The resilver in the rear backplane was picking up checksum errors on multiple drives, so I shut down, moved the drives to the front, and re-imported to restart the resilver. I have 2 drive replaces going at once with general resilver - a few checksum errors are ticking on random drives, drives which were clean before. Hopefully it is the rear 21-bay backplane at fault here, that was a problem I had with another enclosure before, which prompted me to upgrade all of my enclosures' backplane firmware in case that was the problem (it was not, that first bad backplane dropped drives) Good thing I have a couple of spares, but it has me a little worried about them.
 

sfbayzfs

Active Member
May 6, 2015
259
143
43
SF Bay area
The problem turned out to be two hardware issues at once - one drive was going bad combined with a port on the 9206-16e card I was connecting to the JBOD with mostly working, but having one very specific issue. It would drop a few writes to good drives, mostly certain drives, causing resilvers to restart every time when zfs went to write a corrected sector. I switched to another port on the same card, and it's happy with all of the drives now - the resilver finished, and 2 scrubs since have come back clean!

ddrescue worked great for a sleight-of-hand replacement of the failing drive while I tracked down the other issue - the replacement showed up with it's sd?? letter in the zpool during the resilver that finally worked, but after a reboot and import, it appeared as it's ata-manufacturer-model-serial name like the rest of my drives in the pool. I'm really glad a friend tested this technique a few years ago when I told him to replace his failing Seagate 3TB disaster drives with HGST 4TBs - he had over 1/2 a TB of unreadable sectors, but was able to ddrescue it onto the HGST 4TB and the subsequent resilver recreated the missing data with minimal risk.

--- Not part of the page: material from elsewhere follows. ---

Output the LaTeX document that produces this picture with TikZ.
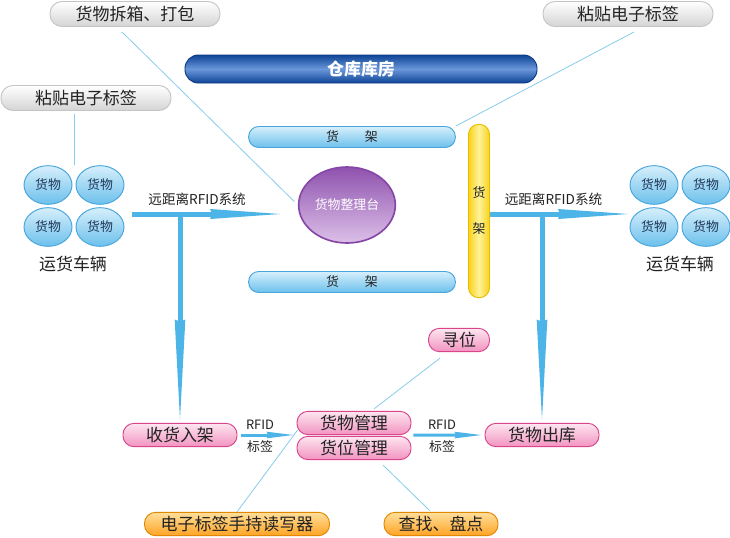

In my case, the resilvers weren't getting very far due to the other issue, so ddrescue greatly reduced my risk of data loss while I worked on the other issue.

Even though I am running the latest firmware on my backplanes, two good drives did get dropped from the backplane when another started having write issues, so the warnings about SATA drives on SAS backplanes especially in strange failure conditions do seem to be true, but it may not have happened at all if the card port had not been problematic.

It's also really nice that all of the data except for one file is intact, even though half of it was written with no parity and one of the written stripes was on a failing drive after two drives had been dropped by the system from a z2 double parity pool! It would be nice to set a minimum parity level on a zpool before it is forced to go read-only - when 4 drives at once dropped from a pool before while it was being written to, it went read-only, but this time, it had just enough disks to continue writing data without parity, and stayed writable, putting a lot of data potentially at risk - maybe I have missed a setting for that. This is still a great win for ZFS though - the entire array would have been unrebuildable if I had been using hardware RAID and this happened.

So, in summary, the new skein checksums are working great on my new pool created under 0.7.1!
 
Last edited:
  • Like
Reactions: gigatexal

sfbayzfs

Active Member
May 6, 2015
259
143
43
SF Bay area
Quick note to those running Centos or other RHEL variants - a lot changed upgrading from 7.3 to 7.4 and even zfs-kmod didn't stay working - I had to uninstall all zfs related RPMs including zfs-release, and then edit the zfs repo file to enable the KMOD repo and disable the default one. Then I was able to reinstall kmod-zfs and kmod-spl (which pulled in the lib dependencies of course) and everything worked fine.

In retrospect, changing the repo file to point to the 7.4 repos would probably have fixed it, but it is cleaner to have the RPM installed reflect the current OS version anyway.